--- The request ---
Set the lines down again exactly, first line through the line that contains "fig = go.Figure()", with no pictures.

## begin Supplied material

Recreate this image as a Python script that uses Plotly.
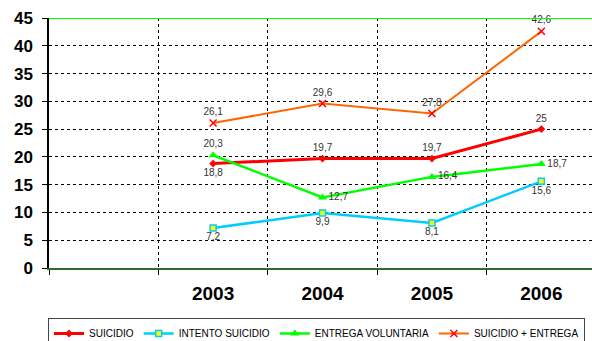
import plotly.graph_objects as go

years = ["2003", "2004", "2005", "2006"]
year_pos = [1, 2, 3, 4]

suicidio = [18.8, 19.7, 19.7, 25]
intento = [7.2, 9.9, 8.1, 15.6]
entrega = [20.3, 12.7, 16.4, 18.7]
suma = [26.1, 29.6, 27.8, 42.6]

y_ticks = [0, 5, 10, 15, 20, 25, 30, 35, 40, 45]


def fmt(v):
    return (f"{v:g}").replace(".", ",")


FONT = "Arial, Liberation Sans, sans-serif"
label_font = dict(family=FONT, size=10, color="#333333")

fig = go.Figure()

fig.add_trace(go.Scatter(
    x=year_pos, y=suicidio, name="SUICIDIO", mode="lines+markers+text",
    line=dict(color="#FF0000", width=3),
    marker=dict(symbol="diamond", size=6, color="#FF0000"),
    text=[fmt(v) for v in suicidio],
    textposition=["bottom center", "top center", "top center", "top center"],
    textfont=label_font, cliponaxis=False,
))
fig.add_trace(go.Scatter(
    x=year_pos, y=intento, name="INTENTO SUICIDIO", mode="lines+markers+text",
    line=dict(color="#00CCFF", width=2.5),
    marker=dict(symbol="square", size=6, color="#FFFF00", line=dict(color="#00CCFF", width=1.5)),
    text=[fmt(v) for v in intento],
    textposition="bottom center",
    textfont=label_font, cliponaxis=False,
))
fig.add_trace(go.Scatter(
    x=year_pos, y=entrega, name="ENTREGA VOLUNTARIA", mode="lines+markers+text",
    line=dict(color="#00FF00", width=2.5),
    marker=dict(symbol="triangle-up", size=8, color="#00FF00"),
    text=[fmt(v) for v in entrega],
    textposition=["top center", "middle right", "middle right", "middle right"],
    textfont=label_font, cliponaxis=False,
))
fig.add_trace(go.Scatter(
    x=year_pos, y=suma, name="SUICIDIO + ENTREGA", mode="lines+markers+text",
    line=dict(color="#FF6600", width=2),
    marker=dict(symbol="x-thin", size=7, color="#FF0000", line=dict(color="#FF0000", width=1.5)),
    text=[fmt(v) for v in suma],
    textposition="top center",
    textfont=label_font, cliponaxis=False,
))

# bright green frame line along the top of the plot area
fig.add_shape(type="line", xref="paper", yref="y", x0=0, x1=1, y0=45, y1=45,
              line=dict(color="#00FF00", width=2))

fig.update_layout(
    width=592, height=341,
    margin=dict(l=49, r=0, t=18, b=73),
    paper_bgcolor="white", plot_bgcolor="white",
    font=dict(family=FONT, color="black"),
    showlegend=True,
    legend=dict(
        orientation="h",
        xref="container", x=48 / 592, xanchor="left",
        yref="container", y=1 - 318 / 341, yanchor="top",
        font=dict(size=10, color="black", family=FONT),
        bordercolor="#444444", borderwidth=1,
        itemwidth=30, tracegroupgap=0,
    ),
)

fig.update_xaxes(
    range=[-0.5, 4.463],
    tickmode="array", tickvals=year_pos, ticktext=years,
    ticks="", showgrid=False, ticklabelstandoff=7,
    tickfont=dict(size=19, color="black", family=FONT, weight="bold"),
    showline=True, linecolor="#2E6B2E", linewidth=2,
    minor=dict(tickmode="array", tickvals=[-0.5, 0.5, 1.5, 2.5, 3.5], ticks="outside",
               ticklen=5, tickcolor="black", showgrid=True,
               gridcolor="black", griddash="dot", gridwidth=1),
    zeroline=False, fixedrange=True,
)
fig.update_yaxes(
    range=[0, 45], tickmode="array", tickvals=y_ticks,
    ticks="outside", ticklen=5, tickcolor="black", ticklabelstandoff=6,
    tickfont=dict(size=17, color="black", family=FONT, weight="bold"),
    showgrid=True, gridcolor="black", griddash="dot", gridwidth=1,
    showline=True, linecolor="black", linewidth=1.5,
    zeroline=False, fixedrange=True,
)

fig.write_html("out.html")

## end Supplied material

--- Solution ---
Recreate this image as a Python script that uses Plotly.
import plotly.graph_objects as go

years = ["2003", "2004", "2005", "2006"]
year_pos = [1, 2, 3, 4]

suicidio = [18.8, 19.7, 19.7, 25]
intento = [7.2, 9.9, 8.1, 15.6]
entrega = [20.3, 12.7, 16.4, 18.7]
suma = [26.1, 29.6, 27.8, 42.6]

y_ticks = [0, 5, 10, 15, 20, 25, 30, 35, 40, 45]


def fmt(v):
    return (f"{v:g}").replace(".", ",")


FONT = "Arial, Liberation Sans, sans-serif"
label_font = dict(family=FONT, size=10, color="#333333")

fig = go.Figure()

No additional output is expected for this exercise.